To do ▸ Pictures aside, write out every record exactly as it appears.

════════════════

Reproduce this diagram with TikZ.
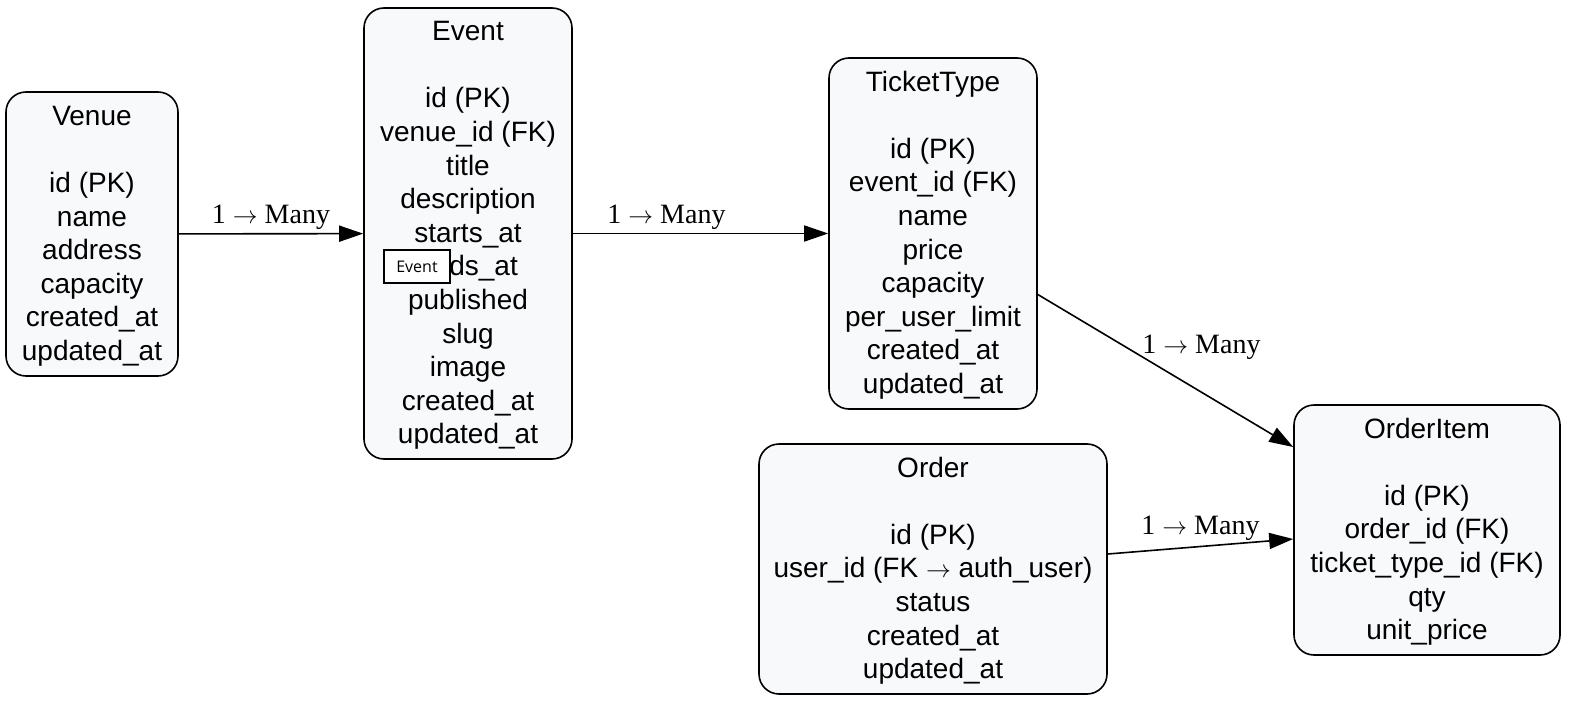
\documentclass[tikz,border=0pt]{standalone}
\usepackage{fontspec}
\setmainfont{Liberation Sans}
\newfontfamily\cardfont{Liberation Serif}
\newfontfamily\tipfont{Open Sans}
\usetikzlibrary{arrows.meta}
\definecolor{boxfill}{HTML}{F8F9FA}
\newcommand{\gap}{\\[33.6bp]}
\newcommand{\toarrow}{$\rightarrow$}

\begin{document}
\begin{tikzpicture}[x=1bp, y=-1bp,
  entity/.style={draw, line width=1.6bp, rounded corners=20bp, fill=boxfill, align=center, inner sep=0pt, font=\fontsize{28bp}{33.6bp}\selectfont},
  rel/.style={-{Triangle[length=24bp,width=16bp]}, line width=1.6bp},
  card/.style={font=\cardfont\fontsize{28bp}{33.6bp}\selectfont, inner sep=0pt}]
\useasboundingbox (0,0) rectangle (1580,717);
\node[entity, minimum width=172bp, minimum height=284bp] (venue) at (92,234) {\strut Venue\gap id (PK)\\name\\address\\capacity\\created\_at\\updated\_at};
\node[entity, minimum width=208bp, minimum height=451bp] (event) at (468,233.5) {\strut Event\gap id (PK)\\venue\_id (FK)\\title\\description\\starts\_at\\ends\_at\\published\\slug\\image\\created\_at\\updated\_at};
\node[entity, minimum width=208bp, minimum height=351bp] (ticket) at (933,233.5) {\strut TicketType\gap id (PK)\\event\_id (FK)\\name\\price\\capacity\\per\_user\_limit\\created\_at\\updated\_at};
\node[entity, minimum width=348bp, minimum height=250bp] (order) at (933,569) {\strut Order\gap id (PK)\\user\_id (FK \toarrow{} auth\_user)\\status\\created\_at\\updated\_at};
\node[entity, minimum width=266bp, minimum height=250bp] (item) at (1427,530) {\strut OrderItem\gap id (PK)\\order\_id (FK)\\ticket\_type\_id (FK)\\qty\\unit\_price};
% hover tip over the Event box
\node[draw, line width=1.2bp, fill=white, minimum width=66bp, minimum height=33bp, inner sep=0pt, font=\tipfont\fontsize{16bp}{19bp}\selectfont] (tip) at (417,266.5) {Event};
\draw[rel] (venue) -- node[card, yshift=16bp] {1 \toarrow{} Many} (event);
\draw[rel] (event) -- node[card, xshift=-34bp, yshift=16bp] {1 \toarrow{} Many} (ticket);
\draw[rel] ([yshift=-61bp]ticket.east) -- node[card, xshift=36bp, yshift=23bp] {1 \toarrow{} Many} ([yshift=83bp]item.west);
\draw[rel] ([yshift=15bp]order.east) -- node[card, yshift=18bp] {1 \toarrow{} Many} ([yshift=-9bp]item.west);
\end{tikzpicture}
\end{document}
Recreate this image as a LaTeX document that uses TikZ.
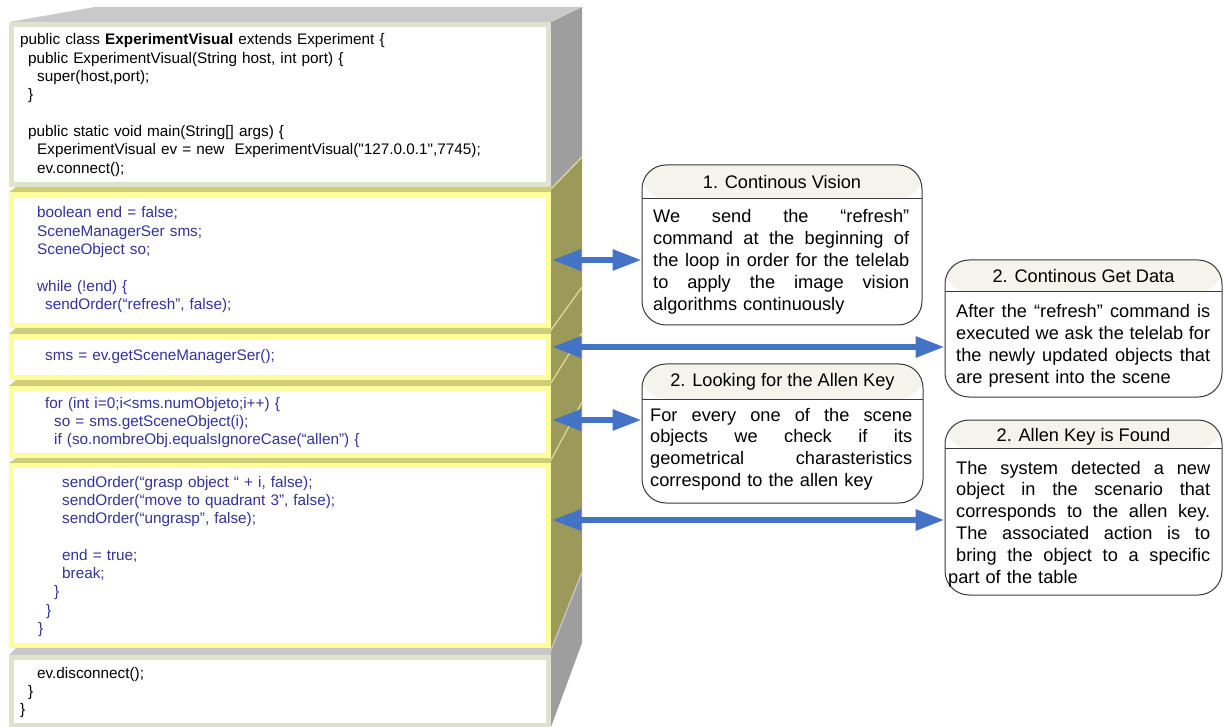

════════════════

Written answer ▸
Reproduce this diagram with TikZ.
\documentclass[tikz,border=0pt]{standalone}
\usepackage{fontspec}
\setmainfont{Liberation Sans}
\newfontfamily\cardfont{Liberation Serif}
\newfontfamily\tipfont{Open Sans}
\usetikzlibrary{arrows.meta}
\definecolor{boxfill}{HTML}{F8F9FA}
\newcommand{\gap}{\\[33.6bp]}
\newcommand{\toarrow}{$\rightarrow$}

\begin{document}
\begin{tikzpicture}[x=1bp, y=-1bp,
  entity/.style={draw, line width=1.6bp, rounded corners=20bp, fill=boxfill, align=center, inner sep=0pt, font=\fontsize{28bp}{33.6bp}\selectfont},
  rel/.style={-{Triangle[length=24bp,width=16bp]}, line width=1.6bp},
  card/.style={font=\cardfont\fontsize{28bp}{33.6bp}\selectfont, inner sep=0pt}]
\useasboundingbox (0,0) rectangle (1580,717);
\node[entity, minimum width=172bp, minimum height=284bp] (venue) at (92,234) {\strut Venue\gap id (PK)\\name\\address\\capacity\\created\_at\\updated\_at};
\node[entity, minimum width=208bp, minimum height=451bp] (event) at (468,233.5) {\strut Event\gap id (PK)\\venue\_id (FK)\\title\\description\\starts\_at\\ends\_at\\published\\slug\\image\\created\_at\\updated\_at};
\node[entity, minimum width=208bp, minimum height=351bp] (ticket) at (933,233.5) {\strut TicketType\gap id (PK)\\event\_id (FK)\\name\\price\\capacity\\per\_user\_limit\\created\_at\\updated\_at};
\node[entity, minimum width=348bp, minimum height=250bp] (order) at (933,569) {\strut Order\gap id (PK)\\user\_id (FK \toarrow{} auth\_user)\\status\\created\_at\\updated\_at};
\node[entity, minimum width=266bp, minimum height=250bp] (item) at (1427,530) {\strut OrderItem\gap id (PK)\\order\_id (FK)\\ticket\_type\_id (FK)\\qty\\unit\_price};
% hover tip over the Event box
\node[draw, line width=1.2bp, fill=white, minimum width=66bp, minimum height=33bp, inner sep=0pt, font=\tipfont\fontsize{16bp}{19bp}\selectfont] (tip) at (417,266.5) {Event};
\draw[rel] (venue) -- node[card, yshift=16bp] {1 \toarrow{} Many} (event);
\draw[rel] (event) -- node[card, xshift=-34bp, yshift=16bp] {1 \toarrow{} Many} (ticket);
\draw[rel] ([yshift=-61bp]ticket.east) -- node[card, xshift=36bp, yshift=23bp] {1 \toarrow{} Many} ([yshift=83bp]item.west);
\draw[rel] ([yshift=15bp]order.east) -- node[card, yshift=18bp] {1 \toarrow{} Many} ([yshift=-9bp]item.west);
\end{tikzpicture}
\end{document}
Recreate this image as a LaTeX document that uses TikZ.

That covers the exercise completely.